Haptic exploration and categorization of objects using robotic grippers

  • Branch of study: Computer Science – Department of Cybernetics
  • Department: Department of Cybernetics
    • Description:
      The goal is to use different robotic arms and grippers to explore various objects and collect data from proprioceptive, tactile, and force feedback. Different clustering or classification algorithms will be employed on this data to differentiate between the objects, focusing in particular on properties that can only be extracted from haptic exploration (manipulating the objects) such as stiffness, elasticity, etc. In a second step, the choice of manual actions that aid recognition will be studied. Finally, priors extracted from vision or other sources (Internet – linguistic description) as well as visual feedback (normal or RGB-D cameras) can be also employed. The main research questions are as follows: 1) What are the optimal exploratory actions for a given object, gripper and the object properties we want to learn about? 2) How are the object properties that can be learned dependent on (i) the gripper used, (ii) the exploratory action (sequence)?

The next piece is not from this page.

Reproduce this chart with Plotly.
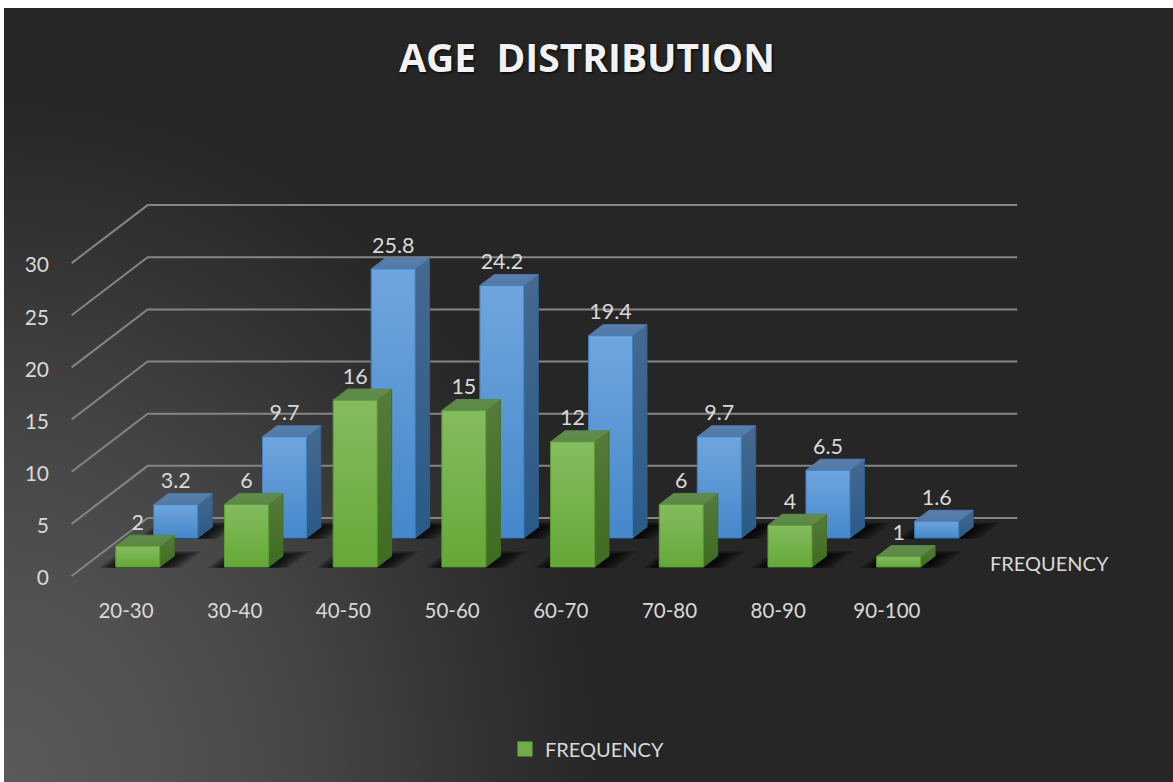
import base64
import plotly.graph_objects as go

# Chart data
categories = ["20-30", "30-40", "40-50", "50-60", "60-70", "70-80", "80-90", "90-100"]
front_values = [2, 6, 16, 15, 12, 6, 4, 1]
back_values = [3.2, 9.7, 25.8, 24.2, 19.4, 9.7, 6.5, 1.6]
value_ticks = [0, 5, 10, 15, 20, 25, 30]
series_name = "FREQUENCY"

# Page geometry (pixels)
W, H = 1173, 782
PLOT_L, PLOT_R, PLOT_T, PLOT_B = 50, 1165, 8, 596
ORIGIN_X, ORIGIN_Y = 126.0, 576.0   # category 0, value 0, depth 0
PX_PER_CAT, PX_PER_VAL = 108.7, 10.43
DEPTH_X, DEPTH_Y = 76.0, 58.0       # screen shift across the full floor depth

BAR_HALF = 22.0 / PX_PER_CAT
KX = DEPTH_X / PX_PER_CAT
KY = DEPTH_Y / PX_PER_VAL
ROW_DEPTH = 0.19
FRONT_D, BACK_D = 0.155, 0.655


def proj(c, v, d):
    """Oblique projection of (category, value, depth) onto the flat axes."""
    return c + KX * d, v + KY * d


def poly(points):
    xs, ys = zip(*[proj(*p) for p in points])
    return list(xs) + [xs[0]], list(ys) + [ys[0]]


fig = go.Figure()

# Walls: gridlines run along the side wall, then along the back wall
for t in value_ticks:
    xs, ys = zip(*[proj(-0.5, t, 0), proj(-0.5, t, 1), proj(7.5, t, 1)])
    fig.add_trace(go.Scatter(x=xs, y=ys, mode="lines", showlegend=False, hoverinfo="skip",
                             line=dict(color="#858585", width=2)))

# Soft floor shadows, built from stacked translucent footprints
SHADOW_LAYERS = 14
for d0 in (BACK_D, FRONT_D):
    for step in range(SHADOW_LAYERS):
        grow = SHADOW_LAYERS - step
        grow_l, grow_r = grow * 0.0105, grow * 0.0145
        grow_d = grow * 0.006
        xs, ys = [], []
        for i in range(len(categories)):
            px, py = poly([(i - BAR_HALF - grow_l, 0, d0 - 0.012),
                           (i + BAR_HALF + grow_r, 0, d0 - 0.012),
                           (i + BAR_HALF + grow_r, 0, d0 + ROW_DEPTH + grow_d),
                           (i - BAR_HALF - grow_l, 0, d0 + ROW_DEPTH + grow_d)])
            xs += px + [None]
            ys += py + [None]
        fig.add_trace(go.Scatter(x=xs, y=ys, mode="lines", fill="toself", showlegend=False,
                                 hoverinfo="skip", line=dict(width=0),
                                 fillcolor="rgba(0,0,0,0.085)"))


def face(points, low, high, edge):
    xs, ys = poly(points)
    fig.add_trace(go.Scatter(
        x=xs, y=ys, mode="lines", fill="toself", showlegend=False, hoverinfo="skip",
        line=dict(color=edge, width=1),
        fillgradient=dict(type="vertical", colorscale=[[0, low], [1, high]]),
    ))


def draw_row(values, d0, front, side, top, edges):
    d1 = d0 + ROW_DEPTH
    for i, v in enumerate(values):
        l, r = i - BAR_HALF, i + BAR_HALF
        face([(r, 0, d0), (r, 0, d1), (r, v, d1), (r, v, d0)], side[0], side[1], edges[1])
        face([(l, v, d0), (r, v, d0), (r, v, d1), (l, v, d1)], top[0], top[1], edges[2])
        face([(l, 0, d0), (r, 0, d0), (r, v, d0), (l, v, d0)], front[0], front[1], edges[0])


draw_row(back_values, BACK_D,
         front=("#4488cb", "#70a5de"), side=("#2a5a87", "#46698f"), top=("#5279a7", "#5880ab"),
         edges=("#3f80bf", "#2f5f8c", "#5279a7"))
draw_row(front_values, FRONT_D,
         front=("#64a836", "#85bc60"), side=("#3e6c1f", "#567a3b"), top=("#5b8848", "#618d4b"),
         edges=("#5c9e31", "#426f24", "#5b8848"))


# Value labels above each bar, centred on its front face
def labels(values, d0):
    pts = [(proj(i, v, d0)[0], proj(i, v, d0 + ROW_DEPTH)[1]) for i, v in enumerate(values)]
    fig.add_trace(go.Scatter(x=[p[0] for p in pts], y=[p[1] for p in pts], mode="text",
                             text=[str(v) for v in values], textposition="top center",
                             textfont=dict(family="Lato", size=21.5, color="#d9d9d9"),
                             showlegend=False, hoverinfo="skip"))


labels(back_values, BACK_D)
labels(front_values, FRONT_D)

# Legend entry
fig.add_trace(go.Scatter(x=[None], y=[None], mode="markers", name=series_name,
                         marker=dict(symbol="square", size=15, color="#70ad47")))

# Background panel with a glow rising from the lower left corner
panel = f"""<svg xmlns='http://www.w3.org/2000/svg' width='{W}' height='{H}' viewBox='0 0 {W} {H}'>
<defs><radialGradient id='g' gradientUnits='userSpaceOnUse' cx='0' cy='0' r='600'
 gradientTransform='translate(4 782) scale(1 1.15)'>
<stop offset='0' stop-color='#5a5a5a'/><stop offset='0.25' stop-color='#525252'/>
<stop offset='0.5' stop-color='#464646'/><stop offset='0.8' stop-color='#323232'/>
<stop offset='1' stop-color='#262626'/></radialGradient></defs>
<rect x='4' y='8' width='{W - 4}' height='{H - 8}' fill='url(#g)'/></svg>"""
panel_uri = "data:image/svg+xml;base64," + base64.b64encode(panel.encode()).decode()

pw, ph = PLOT_R - PLOT_L, PLOT_B - PLOT_T

fig.update_layout(
    width=W, height=H, autosize=False,
    margin=dict(l=PLOT_L, r=W - PLOT_R, t=PLOT_T, b=H - PLOT_B, pad=0),
    paper_bgcolor="white", plot_bgcolor="rgba(0,0,0,0)",
    font=dict(family="Lato", size=20, color="#d9d9d9"),
    title=dict(text="AGE\u00a0\u00a0DISTRIBUTION", x=(587 - PLOT_L) / pw, xanchor="center", xref="paper",
               y=1 - 58 / H, yanchor="middle",
               font=dict(family="Open Sans", size=39, color="#f2f2f2", weight="bold",
                         shadow="1px 1px 3px #000")),
    xaxis=dict(range=[(PLOT_L - ORIGIN_X) / PX_PER_CAT, (PLOT_R - ORIGIN_X) / PX_PER_CAT],
               tickvals=list(range(len(categories))), ticktext=categories,
               tickfont=dict(size=20.5),
               showgrid=False, zeroline=False, showline=False, ticks="", fixedrange=True),
    yaxis=dict(range=[(ORIGIN_Y - PLOT_B) / PX_PER_VAL, (ORIGIN_Y - PLOT_T) / PX_PER_VAL],
               tickvals=value_ticks, showgrid=False, zeroline=False, showline=False, ticks="",
               tickfont=dict(size=21), ticklabelshift=2, fixedrange=True),
    legend=dict(x=(587 - PLOT_L) / pw, xref="paper", xanchor="center",
                y=(PLOT_B - 749) / ph, yanchor="middle", orientation="h",
                bgcolor="rgba(0,0,0,0)", font=dict(size=20, color="#d9d9d9")),
    annotations=[dict(text=series_name, x=(1049 - PLOT_L) / pw, y=(PLOT_B - 563) / ph,
                      xref="paper", yref="paper", xanchor="center", yanchor="middle",
                      showarrow=False, font=dict(size=20, color="#d9d9d9"))],
    images=[dict(source=panel_uri, xref="paper", yref="paper", x=-PLOT_L / pw, y=1 + PLOT_T / ph,
                 sizex=W / pw, sizey=H / ph, xanchor="left", yanchor="top", sizing="stretch",
                 layer="below")],
)

fig.write_html("out.html")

Tactile sensing and large-area artificial electronic skins

  • Branch of study: Cybernetics and Robotics
  • Department: Department of Cybernetics
    • Description:
      Endowing robots with touch perception has been recognized as a challenging task for several decades. Tactile sensing for manipulation has received the most attention (e.g., Lambeta et al. 2020), enabling haptic or visuo-haptic object exploration (Navarro-Guerrero et al. 2023). Whole-body artificial skins have been receiving increasing attention recently. Despite a large number of technologies having been developed to date (see e.g. Bartolozzi et al. 2016 for a survey), the tactile perception capabilities of artificial tactile sensors and electronic skins are still limited. This Ph.D. thesis will explore new application areas of robot tactile sensing in haptic exploration, physical human-robot interaction for safety (e.g., Švarný et al. 2022) and for communication in social robotics. The research will involve new sensing and mechatronic solutions through collaboration with the Institute of Physics of the Czech Academy of Sciences (https://www.fzu.cz) using advanced tactile sensor materials and technologies (Kumar et al. 2022). Next to tactile sensing, proximity sensing exploiting capacitance or whisker-like designs may be explored. Finally, new biologically inspired ways of processing tactile data (Liu et al. 2022) can be investigated.